Peraltro, anche qualora abbia ottenuto dalla banca il rimborso degli acconti anticipati al costruttore nel frattempo fallito, il compratore che prima della stipula del contratto definitivo abbia adibito l’immobile ad abitazione principale sua o – come precisato dal Decreto Casa – del coniuge o di un parente, ha diritto di prelazione per l’acquisto del bene al prezzo definitivo raggiunto nell’eventuale vendita all’asta.
Nel 2005 e nel 2014 la normativa ha previsto a difesa del compratore l’obbligo per il costruttore di una garanzia fedeiussoria e di una polizza assicurativa.
Per evitare, poi, che l’eventuale fallimento comprometta la possibilità di ottenere dal costruttore il risarcimento dei danni in caso di gravi vizi dell’immobile compravenduto, ai sensi dell’art. 1669 C.c., è previsto l’obbligo di stipulare una polizza assicurativa di durata decennale.
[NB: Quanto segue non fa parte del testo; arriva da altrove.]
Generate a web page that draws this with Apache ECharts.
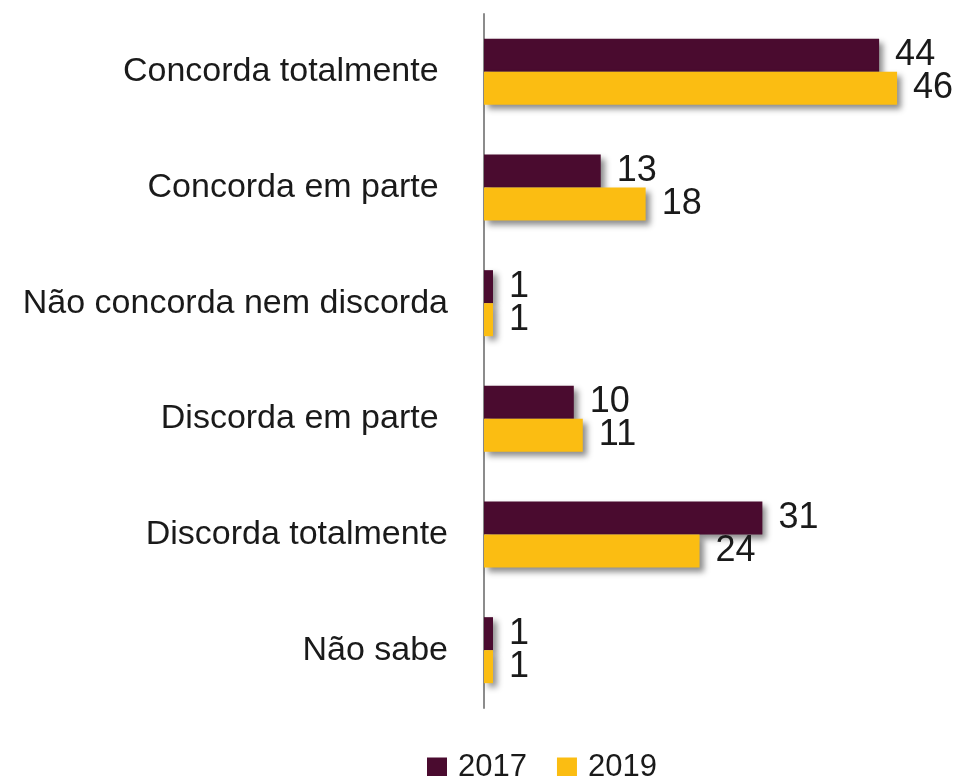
<!DOCTYPE html>
<html>
<head>
<meta charset="utf-8">
<script src="https://cdn.jsdelivr.net/npm/echarts@6/dist/echarts.min.js"></script>
<style>
  html, body { margin: 0; padding: 0; background: #fff; }
  #chart { width: 958px; height: 776px; }
</style>
</head>
<body>
<div id="chart"></div>
<script>
// Response categories (top to bottom)
const categories = [
  'Concorda totalmente ',
  'Concorda em parte ',
  'Não concorda nem discorda',
  'Discorda em parte ',
  'Discorda totalmente',
  'Não sabe'
];
const seriesNames = ['2017', '2019'];
const values2017 = [44, 13, 1, 10, 31, 1];
const values2019 = [46, 18, 1, 11, 24, 1];
const colors = ['#4a0b2f', '#fbbd12'];

const font = 'Liberation Sans, Arial, sans-serif';

function barSeries(name, data, color) {
  return {
    name: name,
    type: 'bar',
    data: data,
    barWidth: 33,
    barGap: '0%',
    itemStyle: {
      color: color,
      shadowColor: 'rgba(0,0,0,0.45)',
      shadowBlur: 6,
      shadowOffsetX: 4,
      shadowOffsetY: 4
    },
    label: {
      show: true,
      position: 'right',
      distance: 16,
      fontFamily: font,
      fontSize: 36,
      color: '#1a1a1a'
    }
  };
}

const chart = echarts.init(document.getElementById('chart'), null, { renderer: 'canvas' });
chart.setOption({
  animation: false,
  grid: { left: 484, right: 25, top: 14, height: 694 },
  legend: {
    top: 747,
    left: 422,
    itemWidth: 20,
    itemHeight: 20,
    itemGap: 30,
    icon: 'rect',
    textStyle: { fontFamily: font, fontSize: 31, color: '#1a1a1a', padding: [0, 0, 0, 6] },
    data: seriesNames
  },
  xAxis: {
    type: 'value',
    min: 0,
    max: 50,
    show: false
  },
  yAxis: {
    type: 'category',
    inverse: true,
    data: categories,
    axisLine: { show: true, lineStyle: { color: '#8c8c8c', width: 2 } },
    axisTick: { show: false },
    axisLabel: {
      margin: 36,
      fontFamily: font,
      fontSize: 34,
      color: '#1a1a1a'
    }
  },
  series: [
    barSeries(seriesNames[0], values2017, colors[0]),
    barSeries(seriesNames[1], values2019, colors[1])
  ]
});
</script>
</body>
</html>
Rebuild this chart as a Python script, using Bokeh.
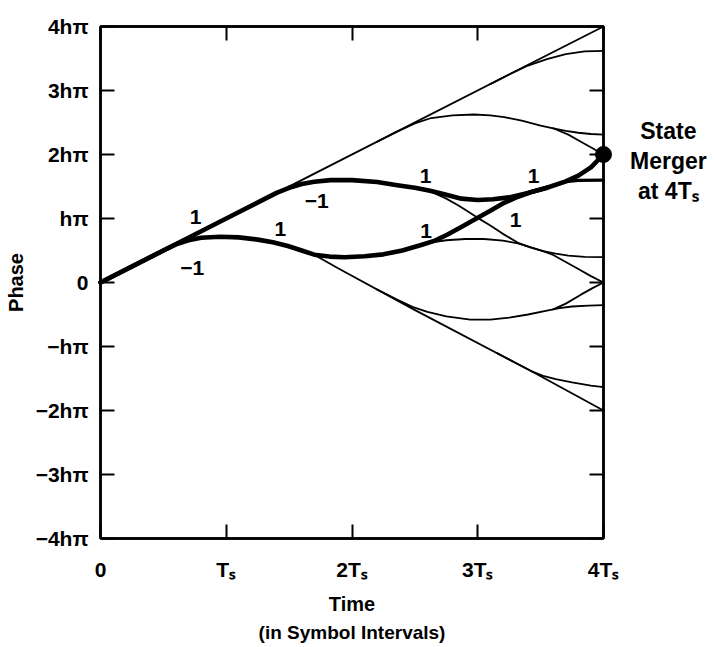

Il Decreto nulla dice in merito all’importo da assicurare, ma è evidente che l’effettività della tutela non può prescindere da una garanzia in misura almeno corrispondente al prezzo versato. Il legislatore ha voluto poi mettere al riparo le famiglie dal rischio di perdere l’abitazione appena consegnata dal costruttore nel frattempo dichiarato fallito, a condizione che sia stato versato un prezzo congruo e l’immobile sia stato adibito a residenza principale del compratore, del coniuge o anche dei parenti (così, da ultimo, il Decreto Casa).
Infine, dopo i numerosissimi casi di impossibilità di recupero delle somme versate a seguito di fallimento del costruttore, è stato istituito un Fondo di solidarietà su base territoriale, con previsione di contributi obbligatori a carico dei costruttori stessi.